The advocacy organization focuses on building consumer advocacy to impact health care policy. Assisted by a three-year grant, Community Catalyst is developing and implementing a Community Benefits Scorecard in six cities to help community members, advocacy groups and hospital systems work collaboratively to improve population health and strengthen the role of anchor institutions in low-income urban communities.
Community Partners’ efforts to promote social service innovation include the City Project, which utilizes land-use planning strategies, policy and legal research and community organizing to address environmental disparities and to increase access to natural places for urban communities. Community Partners also serves as the fiscal sponsor of the Talent Philanthropy Project, an initiative to strengthen the nonprofit sector, and is using this grant to underwrite TPP’s first advisory council meeting.
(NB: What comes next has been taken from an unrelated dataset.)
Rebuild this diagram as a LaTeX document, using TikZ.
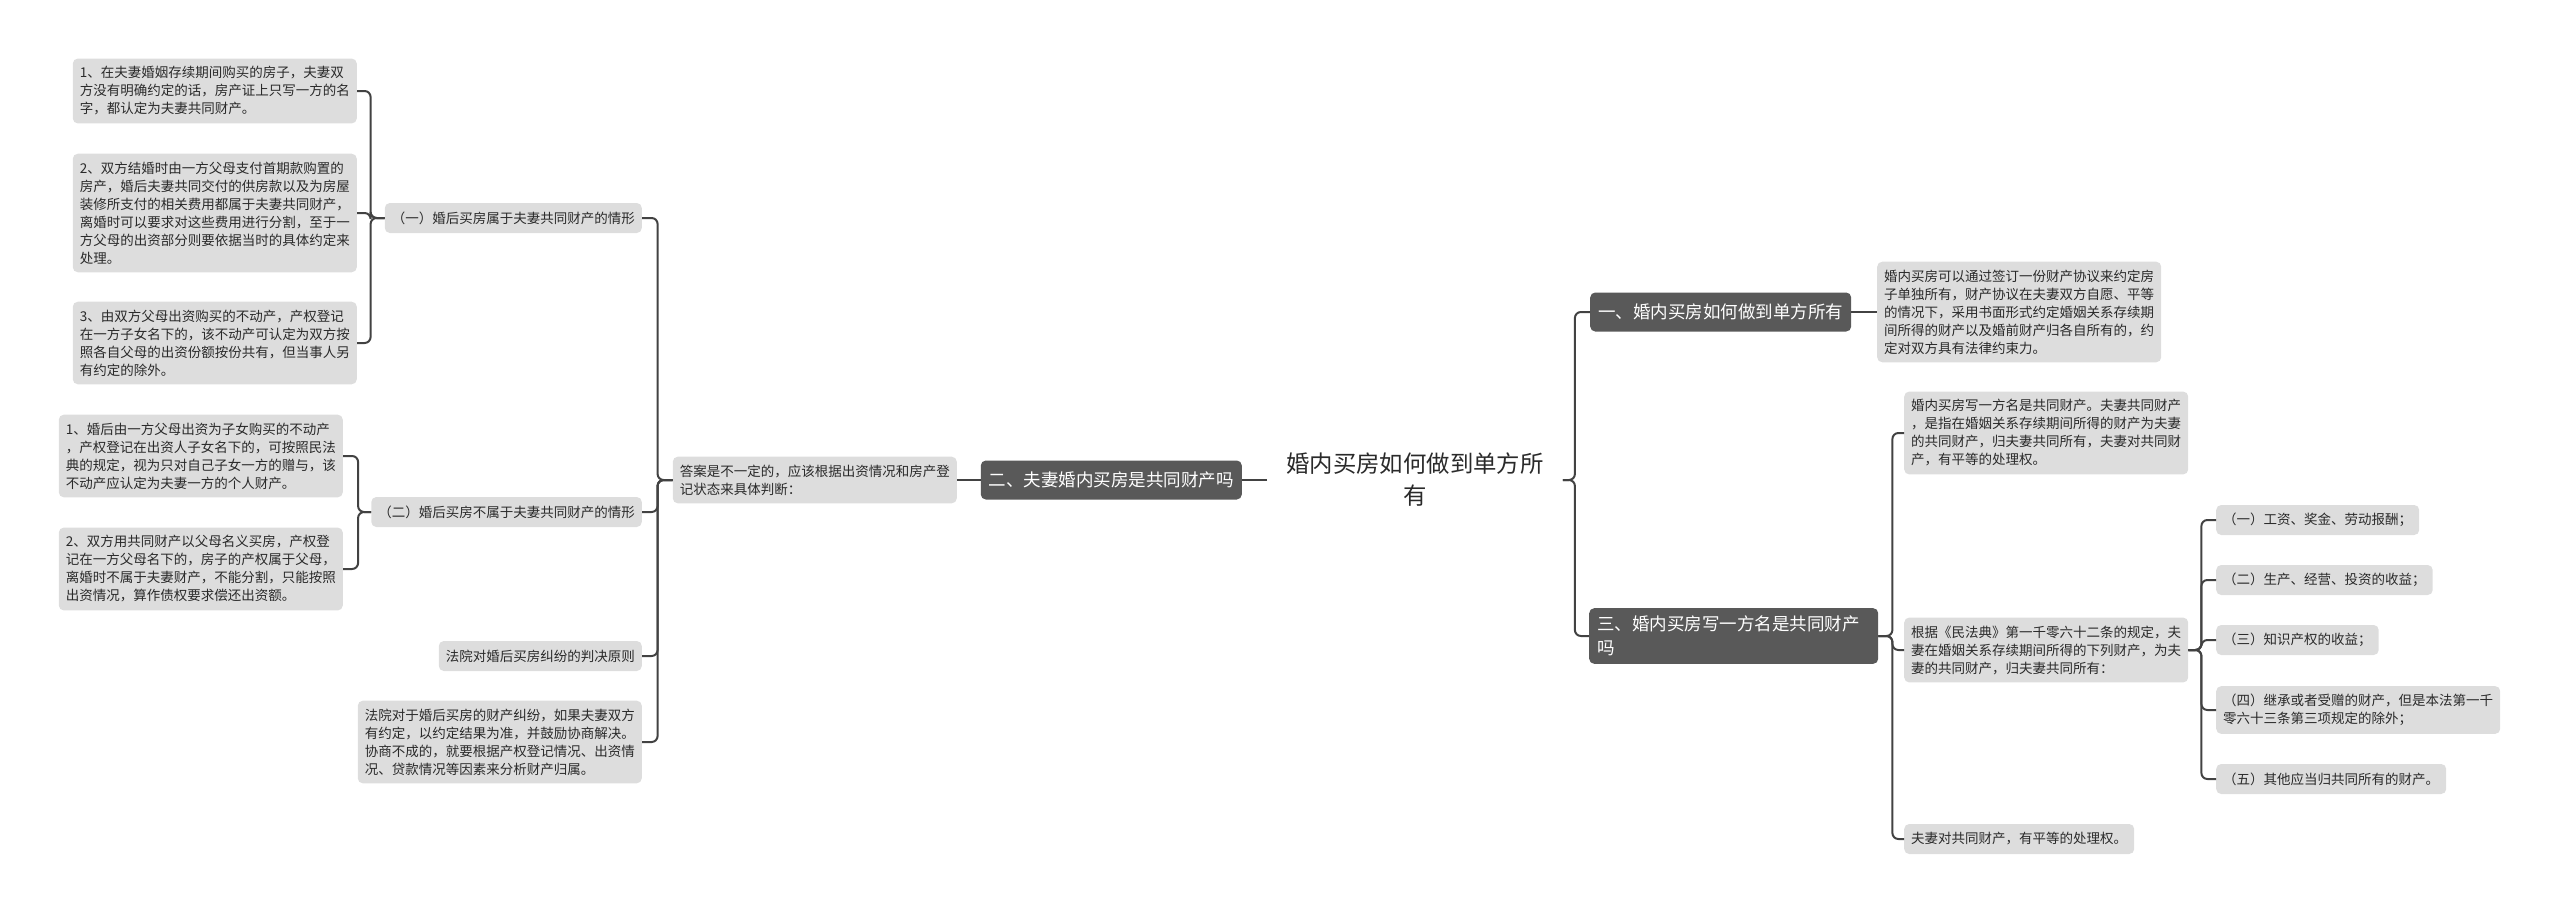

The national network provides financial and technical assistance to communities to develop permanent supportive housing for people who are homeless because of unemployment and chronic health issues. This two-year grant underwrites the launch and operation of the Strong Families Fund, a 10-year pilot program that incentivizes affordable-housing developers to use housing as a platform for delivering human services to low-income residents.
Cranbrook is a leading center of education, science and art with a 319-acre campus that encompasses the graduate Academy of Art, contemporary Art Museum, the Institute of Science and K-12 college preparatory schools. This grant supports the Art Museum’s “Nick Cave: Here Hear” exhibition and a Detroit-based performance series.
The foundation works to transform the practice of public health by supporting projects that build workforce capacity, improve infrastructure and advance information and data sharing. Through a two-year grant, it is serving as the administrator of the BUILD Health Challenge (a collaborative with the Robert Wood Johnson, de Beaumont and Colorado Health foundations and the Advisory Board Co.), an initiative to increase the number and effectiveness of hospital/community/public health collaborations that improve population health and promote health equity.
The consortium of more than 20 neighborhood organizations and institutions is dedicated to revitalizing Detroit’s east side through information sharing, joint advocacy and collective action. This grant advances planning for the Beaufait Belt Line Greenway, a 1.5-mile bike and walking greenway connecting Gleaners Community Food Bank to the Riverwalk at Mt. Elliott Park.
The organization champions local and national collaboration to advance environmental justice, achieve sustainable redevelopment and foster safe, healthy communities through innovative policy, education and workforce initiatives. This grant is being used to develop plans for the Southwest Detroit Green Buffers project, which creates buffer zones between residential and industrial areas to improve environmental quality and public health.
The legal-aid organization works to protect civil rights, promote tribal sovereignty and alleviate civil legal problems for people who live in poverty in the southwestern United States. Through a three-year grant, five sites will be added to DNA’s medical-legal partnership program, which leverages medical-legal collaboration and direct legal advocacy to reduce health disparities and improve outcomes for low-income Native Americans.
The program develops good citizenship in urban youth through strong academic support, a demanding boxing program and a commitment to community volunteer service. This grant funds the phase-one renovation of a larger facility to create a new headquarters and expand programming.